--- START Dataset excerpt ---

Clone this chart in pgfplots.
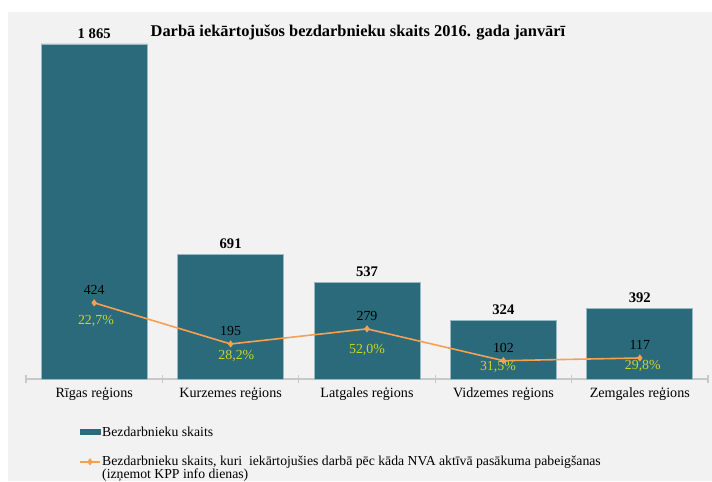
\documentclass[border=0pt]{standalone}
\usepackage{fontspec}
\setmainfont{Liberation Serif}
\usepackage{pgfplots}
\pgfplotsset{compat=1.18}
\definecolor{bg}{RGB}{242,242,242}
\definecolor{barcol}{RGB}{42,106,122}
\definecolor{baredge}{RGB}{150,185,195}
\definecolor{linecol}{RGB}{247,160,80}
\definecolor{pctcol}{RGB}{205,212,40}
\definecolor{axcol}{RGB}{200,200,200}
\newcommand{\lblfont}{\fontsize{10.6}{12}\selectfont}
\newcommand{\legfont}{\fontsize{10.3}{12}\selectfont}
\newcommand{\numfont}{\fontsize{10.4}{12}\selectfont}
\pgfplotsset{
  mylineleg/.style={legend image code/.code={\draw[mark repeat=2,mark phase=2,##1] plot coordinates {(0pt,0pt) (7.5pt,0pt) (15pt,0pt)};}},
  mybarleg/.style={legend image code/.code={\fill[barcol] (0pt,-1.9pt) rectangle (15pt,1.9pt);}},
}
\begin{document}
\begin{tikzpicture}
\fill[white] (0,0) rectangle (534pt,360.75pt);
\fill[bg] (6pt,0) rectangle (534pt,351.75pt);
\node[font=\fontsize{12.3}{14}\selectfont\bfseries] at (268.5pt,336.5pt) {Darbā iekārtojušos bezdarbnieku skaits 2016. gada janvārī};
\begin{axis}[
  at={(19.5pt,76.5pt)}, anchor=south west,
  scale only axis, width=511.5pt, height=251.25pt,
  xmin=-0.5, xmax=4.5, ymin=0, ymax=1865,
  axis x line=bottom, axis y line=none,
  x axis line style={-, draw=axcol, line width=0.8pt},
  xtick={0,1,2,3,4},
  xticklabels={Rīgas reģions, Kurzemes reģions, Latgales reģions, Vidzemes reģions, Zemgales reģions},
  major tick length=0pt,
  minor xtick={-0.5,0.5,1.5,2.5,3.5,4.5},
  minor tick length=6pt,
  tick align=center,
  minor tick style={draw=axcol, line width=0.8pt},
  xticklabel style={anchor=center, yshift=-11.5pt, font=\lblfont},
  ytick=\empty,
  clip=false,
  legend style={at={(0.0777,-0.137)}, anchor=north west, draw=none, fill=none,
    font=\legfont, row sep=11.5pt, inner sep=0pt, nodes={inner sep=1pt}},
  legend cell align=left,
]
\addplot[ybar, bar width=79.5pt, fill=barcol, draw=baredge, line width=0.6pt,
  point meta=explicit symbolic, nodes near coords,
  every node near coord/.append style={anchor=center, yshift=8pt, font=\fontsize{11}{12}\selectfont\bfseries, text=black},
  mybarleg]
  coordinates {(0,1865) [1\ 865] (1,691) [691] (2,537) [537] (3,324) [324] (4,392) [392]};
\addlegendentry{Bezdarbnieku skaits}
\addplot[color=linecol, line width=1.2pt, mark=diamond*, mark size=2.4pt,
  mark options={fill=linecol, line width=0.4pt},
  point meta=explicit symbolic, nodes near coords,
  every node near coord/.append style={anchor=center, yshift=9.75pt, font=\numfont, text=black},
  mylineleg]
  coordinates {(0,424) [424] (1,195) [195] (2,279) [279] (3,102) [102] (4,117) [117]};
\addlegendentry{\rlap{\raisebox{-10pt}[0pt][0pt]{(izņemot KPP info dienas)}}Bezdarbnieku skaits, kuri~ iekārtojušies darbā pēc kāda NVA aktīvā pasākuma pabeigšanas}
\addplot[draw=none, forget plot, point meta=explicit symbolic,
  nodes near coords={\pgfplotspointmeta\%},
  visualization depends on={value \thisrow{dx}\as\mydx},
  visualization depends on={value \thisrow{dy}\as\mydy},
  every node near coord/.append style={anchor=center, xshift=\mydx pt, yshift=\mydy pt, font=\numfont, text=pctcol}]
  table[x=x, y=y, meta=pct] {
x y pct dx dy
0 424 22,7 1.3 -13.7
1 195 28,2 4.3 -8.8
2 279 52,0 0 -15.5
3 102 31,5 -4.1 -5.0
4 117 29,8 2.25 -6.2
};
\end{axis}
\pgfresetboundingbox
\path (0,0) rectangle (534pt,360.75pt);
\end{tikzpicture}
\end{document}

--- END Dataset excerpt ---

--- Short exercise ---
Leave out the pictures and reproduce the rest of the listing exactly.

--- Task solution ---
Clone this chart in pgfplots.
\documentclass[border=0pt]{standalone}
\usepackage{fontspec}
\setmainfont{Liberation Serif}
\usepackage{pgfplots}
\pgfplotsset{compat=1.18}
\definecolor{bg}{RGB}{242,242,242}
\definecolor{barcol}{RGB}{42,106,122}
\definecolor{baredge}{RGB}{150,185,195}
\definecolor{linecol}{RGB}{247,160,80}
\definecolor{pctcol}{RGB}{205,212,40}
\definecolor{axcol}{RGB}{200,200,200}
\newcommand{\lblfont}{\fontsize{10.6}{12}\selectfont}
\newcommand{\legfont}{\fontsize{10.3}{12}\selectfont}
\newcommand{\numfont}{\fontsize{10.4}{12}\selectfont}
\pgfplotsset{
  mylineleg/.style={legend image code/.code={\draw[mark repeat=2,mark phase=2,##1] plot coordinates {(0pt,0pt) (7.5pt,0pt) (15pt,0pt)};}},
  mybarleg/.style={legend image code/.code={\fill[barcol] (0pt,-1.9pt) rectangle (15pt,1.9pt);}},
}
\begin{document}
\begin{tikzpicture}
\fill[white] (0,0) rectangle (534pt,360.75pt);
\fill[bg] (6pt,0) rectangle (534pt,351.75pt);
\node[font=\fontsize{12.3}{14}\selectfont\bfseries] at (268.5pt,336.5pt) {Darbā iekārtojušos bezdarbnieku skaits 2016. gada janvārī};
\begin{axis}[
  at={(19.5pt,76.5pt)}, anchor=south west,
  scale only axis, width=511.5pt, height=251.25pt,
  xmin=-0.5, xmax=4.5, ymin=0, ymax=1865,
  axis x line=bottom, axis y line=none,
  x axis line style={-, draw=axcol, line width=0.8pt},
  xtick={0,1,2,3,4},
  xticklabels={Rīgas reģions, Kurzemes reģions, Latgales reģions, Vidzemes reģions, Zemgales reģions},
  major tick length=0pt,
  minor xtick={-0.5,0.5,1.5,2.5,3.5,4.5},
  minor tick length=6pt,
  tick align=center,
  minor tick style={draw=axcol, line width=0.8pt},
  xticklabel style={anchor=center, yshift=-11.5pt, font=\lblfont},
  ytick=\empty,
  clip=false,
  legend style={at={(0.0777,-0.137)}, anchor=north west, draw=none, fill=none,
    font=\legfont, row sep=11.5pt, inner sep=0pt, nodes={inner sep=1pt}},
  legend cell align=left,
]
\addplot[ybar, bar width=79.5pt, fill=barcol, draw=baredge, line width=0.6pt,
  point meta=explicit symbolic, nodes near coords,
  every node near coord/.append style={anchor=center, yshift=8pt, font=\fontsize{11}{12}\selectfont\bfseries, text=black},
  mybarleg]
  coordinates {(0,1865) [1\ 865] (1,691) [691] (2,537) [537] (3,324) [324] (4,392) [392]};
\addlegendentry{Bezdarbnieku skaits}
\addplot[color=linecol, line width=1.2pt, mark=diamond*, mark size=2.4pt,
  mark options={fill=linecol, line width=0.4pt},
  point meta=explicit symbolic, nodes near coords,
  every node near coord/.append style={anchor=center, yshift=9.75pt, font=\numfont, text=black},
  mylineleg]
  coordinates {(0,424) [424] (1,195) [195] (2,279) [279] (3,102) [102] (4,117) [117]};
\addlegendentry{\rlap{\raisebox{-10pt}[0pt][0pt]{(izņemot KPP info dienas)}}Bezdarbnieku skaits, kuri~ iekārtojušies darbā pēc kāda NVA aktīvā pasākuma pabeigšanas}
\addplot[draw=none, forget plot, point meta=explicit symbolic,
  nodes near coords={\pgfplotspointmeta\%},
  visualization depends on={value \thisrow{dx}\as\mydx},
  visualization depends on={value \thisrow{dy}\as\mydy},
  every node near coord/.append style={anchor=center, xshift=\mydx pt, yshift=\mydy pt, font=\numfont, text=pctcol}]
  table[x=x, y=y, meta=pct] {
x y pct dx dy
0 424 22,7 1.3 -13.7
1 195 28,2 4.3 -8.8
2 279 52,0 0 -15.5
3 102 31,5 -4.1 -5.0
4 117 29,8 2.25 -6.2
};
\end{axis}
\pgfresetboundingbox
\path (0,0) rectangle (534pt,360.75pt);
\end{tikzpicture}
\end{document}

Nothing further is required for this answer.